I read some absolutely chilling news on the Internet during the weekend, and in the interest of getting your workweek off to a swell start, I thought I'd pass it along.
A guy named Bill Browder, who manages a wildly successful investment fund in Moscow, released several scenarios under which the price of crude oil might jump to dizzying heights. Here's the scary part:
As reported by Nelson Schwartz, a senior writer for Fortune magazine, Browder foresees series of events that could lead to crude oil being priced at $262 a barrel.
Even with the price of crude already rising to $67 a barrel this week, that would translate into a fourfold increase. And if the price of gasoline at the pump did the same thing, we'd be faced with paying $9.60 a gallon for unleaded.
Can you imagine how your life in Steamboat Springs would change if petroleum were that costly? You could park your SUV and rent it out as affordable housing.
Yeah baby, my family and I just moved into that blue Escalade -- third SUV on the right on Pahwintah Street.
Of course, that's not going to happen. Right?
The truth is, Browder highlighted several examples of hypothetical political unrest in oil-producing states, then he used mathematical models to extrapolate the effects of previous oil crises to project hypothetical crude oil prices in case something really bad happens.
Only the most extreme of those scenarios would result in crude topping $260. That would involve the jihadists overwhelming the Kingdom of Saud and shutting off the flow of black gold from Saudi Arabia. Certainly, that could never happen.
But, just for grins, imagine what you would do if an international oil crisis knocked the pins out from under our economy and we had to go back to subsistence agriculture in the Yampa Valley.
Could you do it? Could you become self-sufficient in the Rocky Mountains? Could you raise enough food to survive in a town where the growing season isn't much longer than 40 days? What would you do first?

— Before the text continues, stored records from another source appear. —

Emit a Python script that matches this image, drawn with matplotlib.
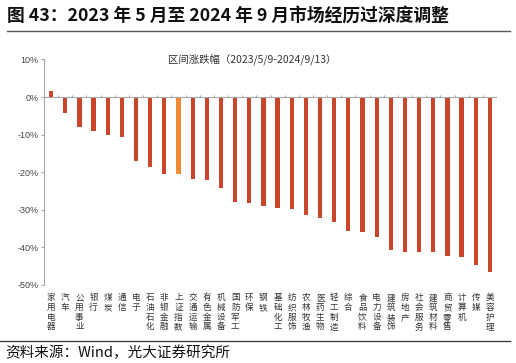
import matplotlib
matplotlib.use("Agg")
import matplotlib.pyplot as plt
import numpy as np

plt.rcParams['font.family'] = ['Noto Sans CJK SC', 'DejaVu Sans']

# data
categories = ["家用电器", "汽车", "公用事业", "银行", "煤炭", "通信", "电子", "石油石化",
              "非银金融", "上证指数", "交通运输", "有色金属", "机械设备", "国防军工", "环保",
              "钢铁", "基础化工", "纺织服饰", "农林牧渔", "医药生物", "轻工制造", "综合",
              "食品饮料", "电力设备", "建筑装饰", "房地产", "社会服务", "建筑材料",
              "商贸零售", "计算机", "传媒", "美容护理"]
values = [1.5, -4.3, -7.9, -9.1, -10.0, -10.5, -16.9, -18.7,
          -20.4, -20.5, -21.8, -22.0, -24.1, -27.8, -28.2,
          -29.1, -29.5, -29.7, -31.4, -32.2, -33.2, -35.6,
          -35.8, -37.3, -40.8, -41.1, -41.1, -41.2,
          -42.2, -42.5, -44.8, -46.5]
highlight = "上证指数"
yticks = [10, 0, -10, -20, -30, -40, -50]

bar_color = "#C9462C"
hl_color = "#F08A35"
axis_color = "#A8A8A8"

fig = plt.figure(figsize=(5.16, 3.63), dpi=100)
ax = fig.add_axes([44 / 516, 78 / 363, 453 / 516, 225.5 / 363])

x = np.arange(len(categories))
colors = [hl_color if c == highlight else bar_color for c in categories]
ax.bar(x, values, width=0.3, color=colors, zorder=2)

ax.set_xlim(-0.5, len(categories) - 0.5)
ax.set_ylim(-50, 10)

# zero line with small upward ticks between categories
ax.axhline(0, color=axis_color, lw=0.8, zorder=3)
ax.vlines(np.arange(len(categories) + 1) - 0.5, 0, 0.6, color=axis_color, lw=0.8, zorder=3)

for s in ["top", "right", "bottom"]:
    ax.spines[s].set_visible(False)
ax.spines["left"].set_color(axis_color)
ax.spines["left"].set_linewidth(0.8)

ax.set_yticks(yticks)
ax.set_yticklabels([f"{v}%" for v in yticks], fontsize=6.5, color="#444444",
                   family="Liberation Sans")
ax.tick_params(axis="y", length=2, width=0.8, color=axis_color, pad=2)

ax.set_xticks(x)
ax.set_xticklabels(["\n".join(c) for c in categories], fontsize=6.2, color="#333333",
                   linespacing=1.1, va="top")
ax.tick_params(axis="x", length=0, pad=6)

ax.text(0.46, 1.0, "区间涨跌幅（2023/5/9-2024/9/13）", transform=ax.transAxes,
        ha="center", va="center", fontsize=7.5, color="#333333")

fig.text(7 / 516, 1 - 16 / 363, "图 43：2023 年 5 月至 2024 年 9 月市场经历过深度调整",
         ha="left", va="center", fontsize=12.8, fontweight="bold", color="#111111")
fig.add_artist(plt.Line2D([7 / 516, 510 / 516], [1 - 31 / 363, 1 - 31 / 363],
                          color="#555555", lw=1.0))
fig.add_artist(plt.Line2D([0, 510 / 516], [1 - 341 / 363, 1 - 341 / 363],
                          color="#333333", lw=0.9))
fig.text(5 / 516, 1 - 352.5 / 363, "资料来源：Wind，光大证券研究所",
         ha="left", va="center", fontsize=10.5, color="#111111")

fig.savefig("out.png", dpi=100)
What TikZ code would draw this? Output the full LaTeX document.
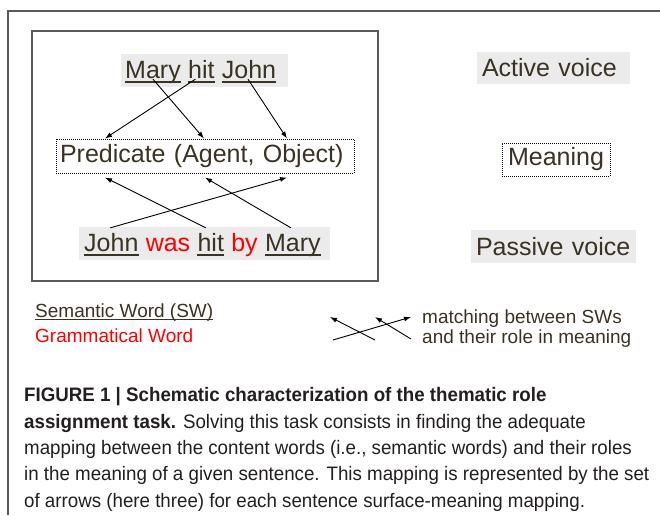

Right off the bat, I'd get some of those studded bicycle tires for my old Gary Fisher hard-tail. I don't look forward to riding my bicycle in winter like some of the folks in this town, but I figure it would save me $20 a day.
I'm thinking I'd track down that lady to whom I gave my crummy wood-burning stove more than five years ago, and ask whether I could have it back. I still have a stovepipe -- all I need is a stove. Then, I would drag the old chainsaw out of the garage, get it tuned, and start harvesting wood for the winter of 2006-07. I'd start by cutting down that nice pine tree in the front yard of the neighbors across the street.
Next, I'd go shopping for a good used dairy cow. There was a time when every household in Old Town Steamboat had at least one dairy cow. And believe me, brother, in an era of $10 gasoline, you and I cannot afford store-bought milk. There's nothing like dairy fat to insulate you against the cold.
Next, I'd ride my bicycle to the Wal-Mart and purchase a .22-caliber rifle and a couple of boxes of shells. I can't shoot, but I could practice on the neighborhood magpies. With woodchuck season approaching, I'm going to want to get busy on those yellow-bellied marmots first thing in the spring. They make a good stew.
Before planting season arrives, I'll apply for membership on the "Committee to Persuade Union Pacific Railway to Add Passenger Cars to Coal Trains." Without the economy of rail transportation, many of us will never set eyes on Denver again.
As soon as the snow melts from the south side of the house, I'll use salvaged 2-by-6-inch decking and an old sliding glass door to build a cold frame. I'll fill it with compost and plant onions, carrots and lettuce.
Later in the spring, I'll build a chicken coop. Then I'll study bee keeping and get my hive set up.
Life will be so much simpler in the years after the ultimate gas crisis. I can hardly wait to be a subsistence farmer in the Rocky Mountains.